To be done:
Repeat the listing exactly as given, omitting every image.

Data section:
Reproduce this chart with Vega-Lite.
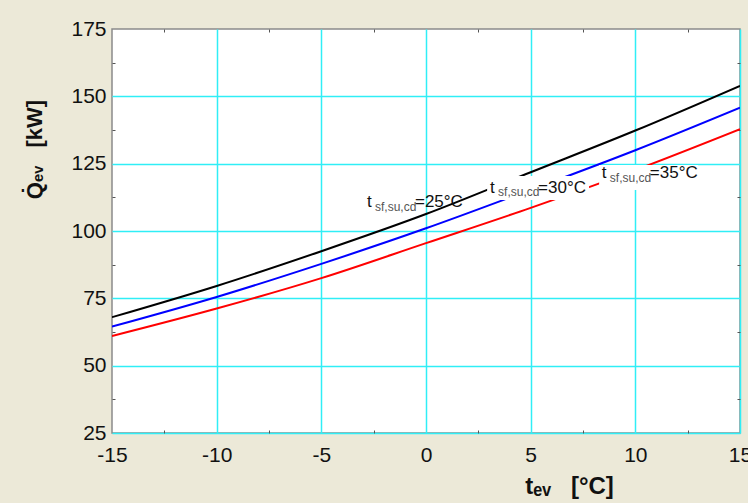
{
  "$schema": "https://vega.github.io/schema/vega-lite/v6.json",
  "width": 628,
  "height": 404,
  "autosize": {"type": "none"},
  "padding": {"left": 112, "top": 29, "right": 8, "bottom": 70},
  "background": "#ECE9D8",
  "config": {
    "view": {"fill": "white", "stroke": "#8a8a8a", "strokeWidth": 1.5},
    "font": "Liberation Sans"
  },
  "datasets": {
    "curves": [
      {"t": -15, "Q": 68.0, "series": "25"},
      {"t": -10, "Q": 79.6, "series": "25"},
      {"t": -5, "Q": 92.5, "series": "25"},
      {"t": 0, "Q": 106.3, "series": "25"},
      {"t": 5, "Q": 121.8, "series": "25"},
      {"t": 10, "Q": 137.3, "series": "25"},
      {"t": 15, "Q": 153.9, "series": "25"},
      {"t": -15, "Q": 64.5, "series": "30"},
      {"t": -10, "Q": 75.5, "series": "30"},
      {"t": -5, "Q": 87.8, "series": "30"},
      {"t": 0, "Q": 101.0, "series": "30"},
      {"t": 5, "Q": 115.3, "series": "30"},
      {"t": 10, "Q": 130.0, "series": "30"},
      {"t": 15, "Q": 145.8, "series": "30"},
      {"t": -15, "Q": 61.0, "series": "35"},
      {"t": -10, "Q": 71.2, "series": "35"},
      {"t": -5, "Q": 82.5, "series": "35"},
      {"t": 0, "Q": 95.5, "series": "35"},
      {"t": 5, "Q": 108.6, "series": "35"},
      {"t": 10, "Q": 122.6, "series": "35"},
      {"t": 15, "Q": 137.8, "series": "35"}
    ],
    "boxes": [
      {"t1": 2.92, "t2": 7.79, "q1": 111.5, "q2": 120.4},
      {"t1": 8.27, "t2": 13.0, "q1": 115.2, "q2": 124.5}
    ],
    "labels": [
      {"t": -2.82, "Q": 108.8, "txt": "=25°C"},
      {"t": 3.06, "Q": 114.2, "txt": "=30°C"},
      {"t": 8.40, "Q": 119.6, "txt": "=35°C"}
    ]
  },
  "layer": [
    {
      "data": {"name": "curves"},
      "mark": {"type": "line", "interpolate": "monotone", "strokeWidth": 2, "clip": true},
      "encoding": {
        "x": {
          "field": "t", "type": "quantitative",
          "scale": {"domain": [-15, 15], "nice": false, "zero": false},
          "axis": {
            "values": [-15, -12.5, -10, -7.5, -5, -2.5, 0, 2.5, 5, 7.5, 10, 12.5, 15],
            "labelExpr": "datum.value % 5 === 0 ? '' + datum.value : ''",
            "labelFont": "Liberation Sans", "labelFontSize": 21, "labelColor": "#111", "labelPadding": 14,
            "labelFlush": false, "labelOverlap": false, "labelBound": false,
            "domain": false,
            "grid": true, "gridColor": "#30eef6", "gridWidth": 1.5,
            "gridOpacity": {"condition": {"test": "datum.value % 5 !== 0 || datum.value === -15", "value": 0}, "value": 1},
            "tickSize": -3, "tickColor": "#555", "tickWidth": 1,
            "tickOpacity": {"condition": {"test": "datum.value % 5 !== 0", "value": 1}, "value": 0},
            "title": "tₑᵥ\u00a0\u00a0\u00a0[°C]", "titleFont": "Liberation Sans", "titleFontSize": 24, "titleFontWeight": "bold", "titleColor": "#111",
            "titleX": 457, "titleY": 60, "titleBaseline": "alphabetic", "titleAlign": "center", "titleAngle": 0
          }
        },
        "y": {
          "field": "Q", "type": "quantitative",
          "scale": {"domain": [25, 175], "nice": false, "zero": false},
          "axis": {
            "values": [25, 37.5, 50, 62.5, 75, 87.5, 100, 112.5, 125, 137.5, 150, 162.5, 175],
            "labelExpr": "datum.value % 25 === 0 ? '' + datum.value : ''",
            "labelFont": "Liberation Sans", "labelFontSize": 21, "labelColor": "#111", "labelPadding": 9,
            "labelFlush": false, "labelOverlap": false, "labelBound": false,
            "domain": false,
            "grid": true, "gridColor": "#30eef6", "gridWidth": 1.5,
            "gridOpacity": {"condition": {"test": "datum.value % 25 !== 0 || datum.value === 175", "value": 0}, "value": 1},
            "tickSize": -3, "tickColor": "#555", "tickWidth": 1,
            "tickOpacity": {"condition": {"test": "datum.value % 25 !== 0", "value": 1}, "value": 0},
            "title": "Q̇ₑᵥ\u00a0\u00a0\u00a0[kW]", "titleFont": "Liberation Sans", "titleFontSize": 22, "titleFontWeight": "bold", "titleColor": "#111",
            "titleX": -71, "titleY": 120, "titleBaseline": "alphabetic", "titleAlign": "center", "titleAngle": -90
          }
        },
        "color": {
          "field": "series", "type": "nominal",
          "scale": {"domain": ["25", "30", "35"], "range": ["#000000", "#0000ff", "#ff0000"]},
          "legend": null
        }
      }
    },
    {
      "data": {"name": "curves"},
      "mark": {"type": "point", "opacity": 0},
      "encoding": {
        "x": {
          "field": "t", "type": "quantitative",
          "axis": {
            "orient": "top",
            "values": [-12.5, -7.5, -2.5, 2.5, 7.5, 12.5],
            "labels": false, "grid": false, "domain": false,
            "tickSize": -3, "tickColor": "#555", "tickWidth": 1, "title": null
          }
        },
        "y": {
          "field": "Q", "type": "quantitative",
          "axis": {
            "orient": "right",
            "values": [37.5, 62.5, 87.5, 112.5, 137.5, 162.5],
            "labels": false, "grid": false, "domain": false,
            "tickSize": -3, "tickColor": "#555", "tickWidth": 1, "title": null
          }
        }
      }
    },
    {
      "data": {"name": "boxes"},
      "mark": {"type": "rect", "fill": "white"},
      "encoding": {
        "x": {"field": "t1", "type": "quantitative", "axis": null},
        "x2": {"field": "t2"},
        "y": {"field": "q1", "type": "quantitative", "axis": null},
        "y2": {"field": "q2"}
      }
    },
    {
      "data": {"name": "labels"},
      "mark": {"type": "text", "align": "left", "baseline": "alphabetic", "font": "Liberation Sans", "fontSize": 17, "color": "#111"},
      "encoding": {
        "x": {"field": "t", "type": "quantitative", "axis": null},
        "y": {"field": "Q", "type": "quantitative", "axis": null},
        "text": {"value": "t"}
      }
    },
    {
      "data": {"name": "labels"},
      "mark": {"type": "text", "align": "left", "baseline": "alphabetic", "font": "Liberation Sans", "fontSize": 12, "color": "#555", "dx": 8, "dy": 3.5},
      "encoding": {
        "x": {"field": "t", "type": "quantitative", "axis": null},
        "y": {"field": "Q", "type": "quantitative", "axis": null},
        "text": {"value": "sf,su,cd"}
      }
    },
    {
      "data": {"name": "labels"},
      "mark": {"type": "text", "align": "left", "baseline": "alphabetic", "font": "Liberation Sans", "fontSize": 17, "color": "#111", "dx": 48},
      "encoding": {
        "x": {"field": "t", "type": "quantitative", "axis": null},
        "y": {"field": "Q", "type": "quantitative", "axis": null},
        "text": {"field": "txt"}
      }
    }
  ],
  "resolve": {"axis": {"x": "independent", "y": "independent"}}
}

Task output:
Reproduce this chart with Vega-Lite.
{
  "$schema": "https://vega.github.io/schema/vega-lite/v6.json",
  "width": 628,
  "height": 404,
  "autosize": {"type": "none"},
  "padding": {"left": 112, "top": 29, "right": 8, "bottom": 70},
  "background": "#ECE9D8",
  "config": {
    "view": {"fill": "white", "stroke": "#8a8a8a", "strokeWidth": 1.5},
    "font": "Liberation Sans"
  },
  "datasets": {
    "curves": [
      {"t": -15, "Q": 68.0, "series": "25"},
      {"t": -10, "Q": 79.6, "series": "25"},
      {"t": -5, "Q": 92.5, "series": "25"},
      {"t": 0, "Q": 106.3, "series": "25"},
      {"t": 5, "Q": 121.8, "series": "25"},
      {"t": 10, "Q": 137.3, "series": "25"},
      {"t": 15, "Q": 153.9, "series": "25"},
      {"t": -15, "Q": 64.5, "series": "30"},
      {"t": -10, "Q": 75.5, "series": "30"},
      {"t": -5, "Q": 87.8, "series": "30"},
      {"t": 0, "Q": 101.0, "series": "30"},
      {"t": 5, "Q": 115.3, "series": "30"},
      {"t": 10, "Q": 130.0, "series": "30"},
      {"t": 15, "Q": 145.8, "series": "30"},
      {"t": -15, "Q": 61.0, "series": "35"},
      {"t": -10, "Q": 71.2, "series": "35"},
      {"t": -5, "Q": 82.5, "series": "35"},
      {"t": 0, "Q": 95.5, "series": "35"},
      {"t": 5, "Q": 108.6, "series": "35"},
      {"t": 10, "Q": 122.6, "series": "35"},
      {"t": 15, "Q": 137.8, "series": "35"}
    ],
    "boxes": [
      {"t1": 2.92, "t2": 7.79, "q1": 111.5, "q2": 120.4},
      {"t1": 8.27, "t2": 13.0, "q1": 115.2, "q2": 124.5}
    ],
    "labels": [
      {"t": -2.82, "Q": 108.8, "txt": "=25°C"},
      {"t": 3.06, "Q": 114.2, "txt": "=30°C"},
      {"t": 8.40, "Q": 119.6, "txt": "=35°C"}
    ]
  },
  "layer": [
    {
      "data": {"name": "curves"},
      "mark": {"type": "line", "interpolate": "monotone", "strokeWidth": 2, "clip": true},
      "encoding": {
        "x": {
          "field": "t", "type": "quantitative",
          "scale": {"domain": [-15, 15], "nice": false, "zero": false},
          "axis": {
            "values": [-15, -12.5, -10, -7.5, -5, -2.5, 0, 2.5, 5, 7.5, 10, 12.5, 15],
            "labelExpr": "datum.value % 5 === 0 ? '' + datum.value : ''",
            "labelFont": "Liberation Sans", "labelFontSize": 21, "labelColor": "#111", "labelPadding": 14,
            "labelFlush": false, "labelOverlap": false, "labelBound": false,
            "domain": false,
            "grid": true, "gridColor": "#30eef6", "gridWidth": 1.5,
            "gridOpacity": {"condition": {"test": "datum.value % 5 !== 0 || datum.value === -15", "value": 0}, "value": 1},
            "tickSize": -3, "tickColor": "#555", "tickWidth": 1,
            "tickOpacity": {"condition": {"test": "datum.value % 5 !== 0", "value": 1}, "value": 0},
            "title": "tₑᵥ\u00a0\u00a0\u00a0[°C]", "titleFont": "Liberation Sans", "titleFontSize": 24, "titleFontWeight": "bold", "titleColor": "#111",
            "titleX": 457, "titleY": 60, "titleBaseline": "alphabetic", "titleAlign": "center", "titleAngle": 0
          }
        },
        "y": {
          "field": "Q", "type": "quantitative",
          "scale": {"domain": [25, 175], "nice": false, "zero": false},
          "axis": {
            "values": [25, 37.5, 50, 62.5, 75, 87.5, 100, 112.5, 125, 137.5, 150, 162.5, 175],
            "labelExpr": "datum.value % 25 === 0 ? '' + datum.value : ''",
            "labelFont": "Liberation Sans", "labelFontSize": 21, "labelColor": "#111", "labelPadding": 9,
            "labelFlush": false, "labelOverlap": false, "labelBound": false,
            "domain": false,
            "grid": true, "gridColor": "#30eef6", "gridWidth": 1.5,
            "gridOpacity": {"condition": {"test": "datum.value % 25 !== 0 || datum.value === 175", "value": 0}, "value": 1},
            "tickSize": -3, "tickColor": "#555", "tickWidth": 1,
            "tickOpacity": {"condition": {"test": "datum.value % 25 !== 0", "value": 1}, "value": 0},
            "title": "Q̇ₑᵥ\u00a0\u00a0\u00a0[kW]", "titleFont": "Liberation Sans", "titleFontSize": 22, "titleFontWeight": "bold", "titleColor": "#111",
            "titleX": -71, "titleY": 120, "titleBaseline": "alphabetic", "titleAlign": "center", "titleAngle": -90
          }
        },
        "color": {
          "field": "series", "type": "nominal",
          "scale": {"domain": ["25", "30", "35"], "range": ["#000000", "#0000ff", "#ff0000"]},
          "legend": null
        }
      }
    },
    {
      "data": {"name": "curves"},
      "mark": {"type": "point", "opacity": 0},
      "encoding": {
        "x": {
          "field": "t", "type": "quantitative",
          "axis": {
            "orient": "top",
            "values": [-12.5, -7.5, -2.5, 2.5, 7.5, 12.5],
            "labels": false, "grid": false, "domain": false,
            "tickSize": -3, "tickColor": "#555", "tickWidth": 1, "title": null
          }
        },
        "y": {
          "field": "Q", "type": "quantitative",
          "axis": {
            "orient": "right",
            "values": [37.5, 62.5, 87.5, 112.5, 137.5, 162.5],
            "labels": false, "grid": false, "domain": false,
            "tickSize": -3, "tickColor": "#555", "tickWidth": 1, "title": null
          }
        }
      }
    },
    {
      "data": {"name": "boxes"},
      "mark": {"type": "rect", "fill": "white"},
      "encoding": {
        "x": {"field": "t1", "type": "quantitative", "axis": null},
        "x2": {"field": "t2"},
        "y": {"field": "q1", "type": "quantitative", "axis": null},
        "y2": {"field": "q2"}
      }
    },
    {
      "data": {"name": "labels"},
      "mark": {"type": "text", "align": "left", "baseline": "alphabetic", "font": "Liberation Sans", "fontSize": 17, "color": "#111"},
      "encoding": {
        "x": {"field": "t", "type": "quantitative", "axis": null},
        "y": {"field": "Q", "type": "quantitative", "axis": null},
        "text": {"value": "t"}
      }
    },
    {
      "data": {"name": "labels"},
      "mark": {"type": "text", "align": "left", "baseline": "alphabetic", "font": "Liberation Sans", "fontSize": 12, "color": "#555", "dx": 8, "dy": 3.5},
      "encoding": {
        "x": {"field": "t", "type": "quantitative", "axis": null},
        "y": {"field": "Q", "type": "quantitative", "axis": null},
        "text": {"value": "sf,su,cd"}
      }
    },
    {
      "data": {"name": "labels"},
      "mark": {"type": "text", "align": "left", "baseline": "alphabetic", "font": "Liberation Sans", "fontSize": 17, "color": "#111", "dx": 48},
      "encoding": {
        "x": {"field": "t", "type": "quantitative", "axis": null},
        "y": {"field": "Q", "type": "quantitative", "axis": null},
        "text": {"field": "txt"}
      }
    }
  ],
  "resolve": {"axis": {"x": "independent", "y": "independent"}}
}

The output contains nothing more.